Write the records below out in full, character for character, with no pictures.

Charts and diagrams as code
— begin —

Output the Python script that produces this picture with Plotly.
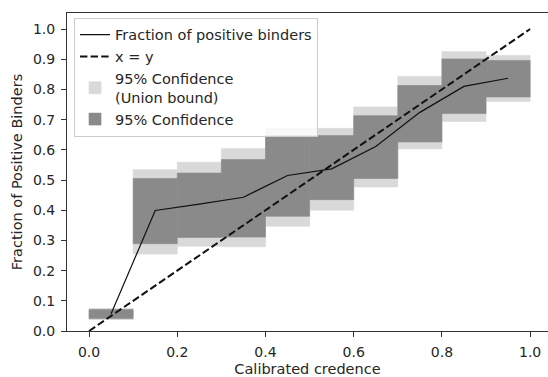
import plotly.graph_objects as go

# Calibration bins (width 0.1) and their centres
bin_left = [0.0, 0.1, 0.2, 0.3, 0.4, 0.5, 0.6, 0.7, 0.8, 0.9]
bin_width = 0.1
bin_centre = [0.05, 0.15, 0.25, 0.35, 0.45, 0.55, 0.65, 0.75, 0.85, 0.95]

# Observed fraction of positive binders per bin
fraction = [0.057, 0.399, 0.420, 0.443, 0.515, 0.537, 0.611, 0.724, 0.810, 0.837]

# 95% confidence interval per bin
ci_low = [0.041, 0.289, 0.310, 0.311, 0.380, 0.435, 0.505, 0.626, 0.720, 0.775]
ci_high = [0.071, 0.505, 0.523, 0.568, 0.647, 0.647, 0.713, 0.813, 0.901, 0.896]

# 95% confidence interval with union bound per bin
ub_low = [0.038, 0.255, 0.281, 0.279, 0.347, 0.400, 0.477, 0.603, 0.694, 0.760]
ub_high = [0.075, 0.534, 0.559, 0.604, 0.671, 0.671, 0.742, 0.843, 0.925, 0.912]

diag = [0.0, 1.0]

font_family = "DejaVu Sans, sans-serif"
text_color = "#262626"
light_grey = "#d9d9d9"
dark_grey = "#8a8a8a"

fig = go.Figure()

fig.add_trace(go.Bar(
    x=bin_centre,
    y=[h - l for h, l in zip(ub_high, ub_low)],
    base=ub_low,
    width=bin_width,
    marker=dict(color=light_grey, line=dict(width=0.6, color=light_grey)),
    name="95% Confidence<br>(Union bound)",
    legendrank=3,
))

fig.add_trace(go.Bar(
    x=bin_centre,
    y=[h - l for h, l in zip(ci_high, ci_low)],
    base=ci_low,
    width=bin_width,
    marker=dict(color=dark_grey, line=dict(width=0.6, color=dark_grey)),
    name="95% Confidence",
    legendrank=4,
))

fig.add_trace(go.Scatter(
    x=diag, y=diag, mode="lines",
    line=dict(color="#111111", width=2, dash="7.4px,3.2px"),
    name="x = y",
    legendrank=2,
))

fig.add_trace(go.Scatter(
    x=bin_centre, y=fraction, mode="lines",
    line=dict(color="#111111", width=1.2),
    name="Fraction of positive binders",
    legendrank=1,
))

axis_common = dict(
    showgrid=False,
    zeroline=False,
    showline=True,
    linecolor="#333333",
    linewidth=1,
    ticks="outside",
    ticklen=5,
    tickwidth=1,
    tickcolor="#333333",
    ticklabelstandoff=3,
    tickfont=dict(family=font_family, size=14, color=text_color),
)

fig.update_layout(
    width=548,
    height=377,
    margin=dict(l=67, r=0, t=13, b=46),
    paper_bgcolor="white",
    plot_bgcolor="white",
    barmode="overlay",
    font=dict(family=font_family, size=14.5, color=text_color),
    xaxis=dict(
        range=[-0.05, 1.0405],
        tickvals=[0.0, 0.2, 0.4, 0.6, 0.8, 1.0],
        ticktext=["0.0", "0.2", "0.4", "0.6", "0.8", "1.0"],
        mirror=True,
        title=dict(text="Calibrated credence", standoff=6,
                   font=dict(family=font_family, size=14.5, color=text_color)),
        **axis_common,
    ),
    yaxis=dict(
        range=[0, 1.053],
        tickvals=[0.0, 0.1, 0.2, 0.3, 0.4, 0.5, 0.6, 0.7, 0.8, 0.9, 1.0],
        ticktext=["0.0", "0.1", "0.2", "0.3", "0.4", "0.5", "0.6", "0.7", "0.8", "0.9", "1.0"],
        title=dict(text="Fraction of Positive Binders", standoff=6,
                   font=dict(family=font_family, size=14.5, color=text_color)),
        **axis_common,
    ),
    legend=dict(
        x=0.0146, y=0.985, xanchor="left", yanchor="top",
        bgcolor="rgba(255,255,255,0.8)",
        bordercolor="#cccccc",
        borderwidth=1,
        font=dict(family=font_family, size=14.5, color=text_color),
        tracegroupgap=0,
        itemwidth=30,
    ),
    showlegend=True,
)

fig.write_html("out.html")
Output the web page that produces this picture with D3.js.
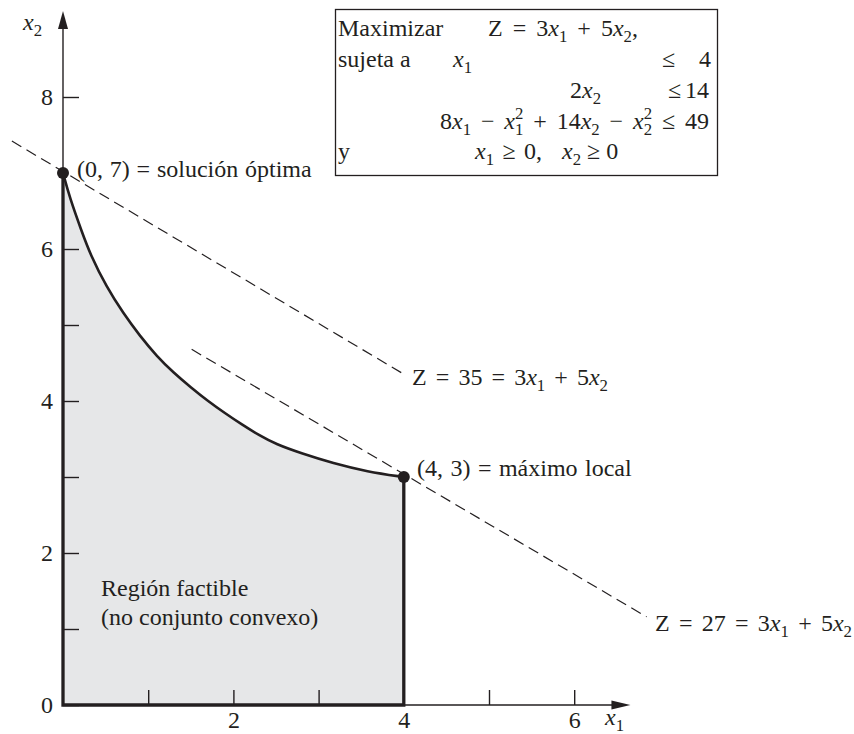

— end —

_Finished answer_.
Output the Python script that produces this picture with Plotly.
import plotly.graph_objects as go

# Calibration bins (width 0.1) and their centres
bin_left = [0.0, 0.1, 0.2, 0.3, 0.4, 0.5, 0.6, 0.7, 0.8, 0.9]
bin_width = 0.1
bin_centre = [0.05, 0.15, 0.25, 0.35, 0.45, 0.55, 0.65, 0.75, 0.85, 0.95]

# Observed fraction of positive binders per bin
fraction = [0.057, 0.399, 0.420, 0.443, 0.515, 0.537, 0.611, 0.724, 0.810, 0.837]

# 95% confidence interval per bin
ci_low = [0.041, 0.289, 0.310, 0.311, 0.380, 0.435, 0.505, 0.626, 0.720, 0.775]
ci_high = [0.071, 0.505, 0.523, 0.568, 0.647, 0.647, 0.713, 0.813, 0.901, 0.896]

# 95% confidence interval with union bound per bin
ub_low = [0.038, 0.255, 0.281, 0.279, 0.347, 0.400, 0.477, 0.603, 0.694, 0.760]
ub_high = [0.075, 0.534, 0.559, 0.604, 0.671, 0.671, 0.742, 0.843, 0.925, 0.912]

diag = [0.0, 1.0]

font_family = "DejaVu Sans, sans-serif"
text_color = "#262626"
light_grey = "#d9d9d9"
dark_grey = "#8a8a8a"

fig = go.Figure()

fig.add_trace(go.Bar(
    x=bin_centre,
    y=[h - l for h, l in zip(ub_high, ub_low)],
    base=ub_low,
    width=bin_width,
    marker=dict(color=light_grey, line=dict(width=0.6, color=light_grey)),
    name="95% Confidence<br>(Union bound)",
    legendrank=3,
))

fig.add_trace(go.Bar(
    x=bin_centre,
    y=[h - l for h, l in zip(ci_high, ci_low)],
    base=ci_low,
    width=bin_width,
    marker=dict(color=dark_grey, line=dict(width=0.6, color=dark_grey)),
    name="95% Confidence",
    legendrank=4,
))

fig.add_trace(go.Scatter(
    x=diag, y=diag, mode="lines",
    line=dict(color="#111111", width=2, dash="7.4px,3.2px"),
    name="x = y",
    legendrank=2,
))

fig.add_trace(go.Scatter(
    x=bin_centre, y=fraction, mode="lines",
    line=dict(color="#111111", width=1.2),
    name="Fraction of positive binders",
    legendrank=1,
))

axis_common = dict(
    showgrid=False,
    zeroline=False,
    showline=True,
    linecolor="#333333",
    linewidth=1,
    ticks="outside",
    ticklen=5,
    tickwidth=1,
    tickcolor="#333333",
    ticklabelstandoff=3,
    tickfont=dict(family=font_family, size=14, color=text_color),
)

fig.update_layout(
    width=548,
    height=377,
    margin=dict(l=67, r=0, t=13, b=46),
    paper_bgcolor="white",
    plot_bgcolor="white",
    barmode="overlay",
    font=dict(family=font_family, size=14.5, color=text_color),
    xaxis=dict(
        range=[-0.05, 1.0405],
        tickvals=[0.0, 0.2, 0.4, 0.6, 0.8, 1.0],
        ticktext=["0.0", "0.2", "0.4", "0.6", "0.8", "1.0"],
        mirror=True,
        title=dict(text="Calibrated credence", standoff=6,
                   font=dict(family=font_family, size=14.5, color=text_color)),
        **axis_common,
    ),
    yaxis=dict(
        range=[0, 1.053],
        tickvals=[0.0, 0.1, 0.2, 0.3, 0.4, 0.5, 0.6, 0.7, 0.8, 0.9, 1.0],
        ticktext=["0.0", "0.1", "0.2", "0.3", "0.4", "0.5", "0.6", "0.7", "0.8", "0.9", "1.0"],
        title=dict(text="Fraction of Positive Binders", standoff=6,
                   font=dict(family=font_family, size=14.5, color=text_color)),
        **axis_common,
    ),
    legend=dict(
        x=0.0146, y=0.985, xanchor="left", yanchor="top",
        bgcolor="rgba(255,255,255,0.8)",
        bordercolor="#cccccc",
        borderwidth=1,
        font=dict(family=font_family, size=14.5, color=text_color),
        tracegroupgap=0,
        itemwidth=30,
    ),
    showlegend=True,
)

fig.write_html("out.html")
Output the web page that produces this picture with D3.js.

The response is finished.